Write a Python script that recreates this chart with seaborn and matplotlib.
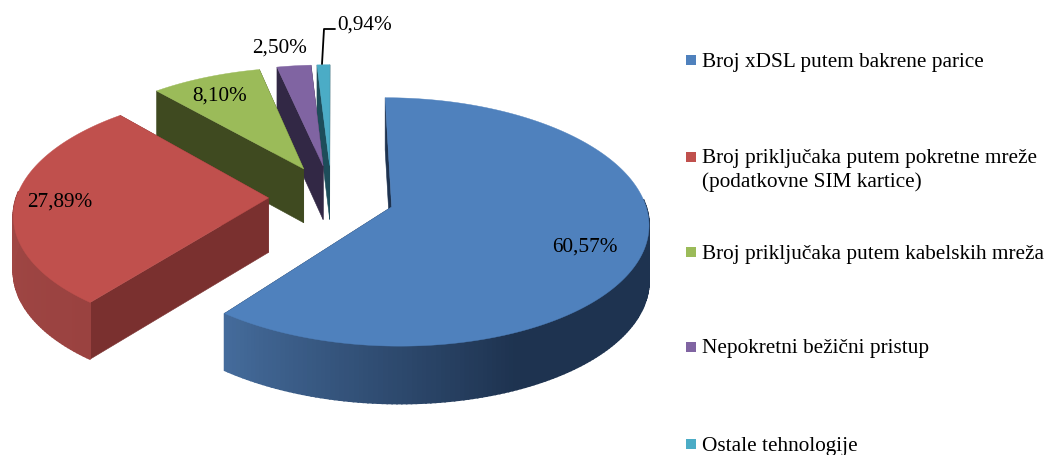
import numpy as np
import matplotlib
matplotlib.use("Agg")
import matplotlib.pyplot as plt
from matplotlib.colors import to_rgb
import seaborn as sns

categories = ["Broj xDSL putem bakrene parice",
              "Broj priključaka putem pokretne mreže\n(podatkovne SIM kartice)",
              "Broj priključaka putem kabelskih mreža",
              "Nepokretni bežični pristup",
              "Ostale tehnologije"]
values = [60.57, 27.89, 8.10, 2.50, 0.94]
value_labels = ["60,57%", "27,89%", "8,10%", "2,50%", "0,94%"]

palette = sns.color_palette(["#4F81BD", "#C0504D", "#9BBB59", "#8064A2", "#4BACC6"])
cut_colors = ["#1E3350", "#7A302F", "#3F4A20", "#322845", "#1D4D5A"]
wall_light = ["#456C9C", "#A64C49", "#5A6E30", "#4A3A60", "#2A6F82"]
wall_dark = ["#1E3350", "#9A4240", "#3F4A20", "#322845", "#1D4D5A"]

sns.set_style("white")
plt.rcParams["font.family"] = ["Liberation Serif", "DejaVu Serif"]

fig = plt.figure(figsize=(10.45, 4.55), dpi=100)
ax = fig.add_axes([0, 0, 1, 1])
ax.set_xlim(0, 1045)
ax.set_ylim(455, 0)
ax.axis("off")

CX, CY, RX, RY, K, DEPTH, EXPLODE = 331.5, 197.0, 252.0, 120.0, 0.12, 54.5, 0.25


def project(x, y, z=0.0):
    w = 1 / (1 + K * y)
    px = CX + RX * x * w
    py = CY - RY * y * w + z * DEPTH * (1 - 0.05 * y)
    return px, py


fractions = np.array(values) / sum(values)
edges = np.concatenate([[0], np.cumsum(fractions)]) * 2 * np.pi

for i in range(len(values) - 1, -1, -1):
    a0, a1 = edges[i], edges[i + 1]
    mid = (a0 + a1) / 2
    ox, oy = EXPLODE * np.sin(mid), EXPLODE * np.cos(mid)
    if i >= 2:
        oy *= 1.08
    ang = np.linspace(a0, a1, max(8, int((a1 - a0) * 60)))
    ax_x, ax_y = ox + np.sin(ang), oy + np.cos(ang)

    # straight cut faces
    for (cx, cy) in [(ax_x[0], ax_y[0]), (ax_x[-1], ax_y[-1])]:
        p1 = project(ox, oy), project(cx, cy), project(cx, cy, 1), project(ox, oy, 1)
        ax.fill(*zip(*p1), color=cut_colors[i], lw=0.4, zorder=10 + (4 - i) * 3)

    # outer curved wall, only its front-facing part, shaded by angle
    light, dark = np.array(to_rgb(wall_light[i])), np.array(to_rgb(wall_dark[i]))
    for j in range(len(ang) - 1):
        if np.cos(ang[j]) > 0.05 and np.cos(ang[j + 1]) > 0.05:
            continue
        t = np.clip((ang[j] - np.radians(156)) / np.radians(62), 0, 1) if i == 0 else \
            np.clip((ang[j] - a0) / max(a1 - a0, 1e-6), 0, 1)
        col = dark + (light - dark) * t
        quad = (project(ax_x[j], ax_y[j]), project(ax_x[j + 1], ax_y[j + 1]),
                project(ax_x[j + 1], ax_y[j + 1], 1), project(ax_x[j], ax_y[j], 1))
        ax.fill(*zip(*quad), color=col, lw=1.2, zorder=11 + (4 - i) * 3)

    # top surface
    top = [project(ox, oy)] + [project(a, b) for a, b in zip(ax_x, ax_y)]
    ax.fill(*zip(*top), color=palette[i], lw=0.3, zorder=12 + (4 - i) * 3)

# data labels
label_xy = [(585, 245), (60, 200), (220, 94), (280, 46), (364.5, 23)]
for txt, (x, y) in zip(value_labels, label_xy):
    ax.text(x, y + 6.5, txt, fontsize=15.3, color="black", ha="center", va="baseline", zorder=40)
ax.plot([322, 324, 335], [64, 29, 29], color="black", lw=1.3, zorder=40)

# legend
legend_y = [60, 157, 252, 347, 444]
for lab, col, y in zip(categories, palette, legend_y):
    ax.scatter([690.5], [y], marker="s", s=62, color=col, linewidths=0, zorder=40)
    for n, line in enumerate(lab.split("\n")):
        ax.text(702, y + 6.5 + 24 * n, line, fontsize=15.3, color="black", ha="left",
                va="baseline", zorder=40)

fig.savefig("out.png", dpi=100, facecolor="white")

## [SET EXERCISE]
Omit the pictures, then quote the rest of the material above exactly.

## [ANSWER TO THIS PROBLEM]
Write a Python script that recreates this chart with seaborn and matplotlib.
import numpy as np
import matplotlib
matplotlib.use("Agg")
import matplotlib.pyplot as plt
from matplotlib.colors import to_rgb
import seaborn as sns

categories = ["Broj xDSL putem bakrene parice",
              "Broj priključaka putem pokretne mreže\n(podatkovne SIM kartice)",
              "Broj priključaka putem kabelskih mreža",
              "Nepokretni bežični pristup",
              "Ostale tehnologije"]
values = [60.57, 27.89, 8.10, 2.50, 0.94]
value_labels = ["60,57%", "27,89%", "8,10%", "2,50%", "0,94%"]

palette = sns.color_palette(["#4F81BD", "#C0504D", "#9BBB59", "#8064A2", "#4BACC6"])
cut_colors = ["#1E3350", "#7A302F", "#3F4A20", "#322845", "#1D4D5A"]
wall_light = ["#456C9C", "#A64C49", "#5A6E30", "#4A3A60", "#2A6F82"]
wall_dark = ["#1E3350", "#9A4240", "#3F4A20", "#322845", "#1D4D5A"]

sns.set_style("white")
plt.rcParams["font.family"] = ["Liberation Serif", "DejaVu Serif"]

fig = plt.figure(figsize=(10.45, 4.55), dpi=100)
ax = fig.add_axes([0, 0, 1, 1])
ax.set_xlim(0, 1045)
ax.set_ylim(455, 0)
ax.axis("off")

CX, CY, RX, RY, K, DEPTH, EXPLODE = 331.5, 197.0, 252.0, 120.0, 0.12, 54.5, 0.25


def project(x, y, z=0.0):
    w = 1 / (1 + K * y)
    px = CX + RX * x * w
    py = CY - RY * y * w + z * DEPTH * (1 - 0.05 * y)
    return px, py


fractions = np.array(values) / sum(values)
edges = np.concatenate([[0], np.cumsum(fractions)]) * 2 * np.pi

for i in range(len(values) - 1, -1, -1):
    a0, a1 = edges[i], edges[i + 1]
    mid = (a0 + a1) / 2
    ox, oy = EXPLODE * np.sin(mid), EXPLODE * np.cos(mid)
    if i >= 2:
        oy *= 1.08
    ang = np.linspace(a0, a1, max(8, int((a1 - a0) * 60)))
    ax_x, ax_y = ox + np.sin(ang), oy + np.cos(ang)

    # straight cut faces
    for (cx, cy) in [(ax_x[0], ax_y[0]), (ax_x[-1], ax_y[-1])]:
        p1 = project(ox, oy), project(cx, cy), project(cx, cy, 1), project(ox, oy, 1)
        ax.fill(*zip(*p1), color=cut_colors[i], lw=0.4, zorder=10 + (4 - i) * 3)

    # outer curved wall, only its front-facing part, shaded by angle
    light, dark = np.array(to_rgb(wall_light[i])), np.array(to_rgb(wall_dark[i]))
    for j in range(len(ang) - 1):
        if np.cos(ang[j]) > 0.05 and np.cos(ang[j + 1]) > 0.05:
            continue
        t = np.clip((ang[j] - np.radians(156)) / np.radians(62), 0, 1) if i == 0 else \
            np.clip((ang[j] - a0) / max(a1 - a0, 1e-6), 0, 1)
        col = dark + (light - dark) * t
        quad = (project(ax_x[j], ax_y[j]), project(ax_x[j + 1], ax_y[j + 1]),
                project(ax_x[j + 1], ax_y[j + 1], 1), project(ax_x[j], ax_y[j], 1))
        ax.fill(*zip(*quad), color=col, lw=1.2, zorder=11 + (4 - i) * 3)

    # top surface
    top = [project(ox, oy)] + [project(a, b) for a, b in zip(ax_x, ax_y)]
    ax.fill(*zip(*top), color=palette[i], lw=0.3, zorder=12 + (4 - i) * 3)

# data labels
label_xy = [(585, 245), (60, 200), (220, 94), (280, 46), (364.5, 23)]
for txt, (x, y) in zip(value_labels, label_xy):
    ax.text(x, y + 6.5, txt, fontsize=15.3, color="black", ha="center", va="baseline", zorder=40)
ax.plot([322, 324, 335], [64, 29, 29], color="black", lw=1.3, zorder=40)

# legend
legend_y = [60, 157, 252, 347, 444]
for lab, col, y in zip(categories, palette, legend_y):
    ax.scatter([690.5], [y], marker="s", s=62, color=col, linewidths=0, zorder=40)
    for n, line in enumerate(lab.split("\n")):
        ax.text(702, y + 6.5 + 24 * n, line, fontsize=15.3, color="black", ha="left",
                va="baseline", zorder=40)

fig.savefig("out.png", dpi=100, facecolor="white")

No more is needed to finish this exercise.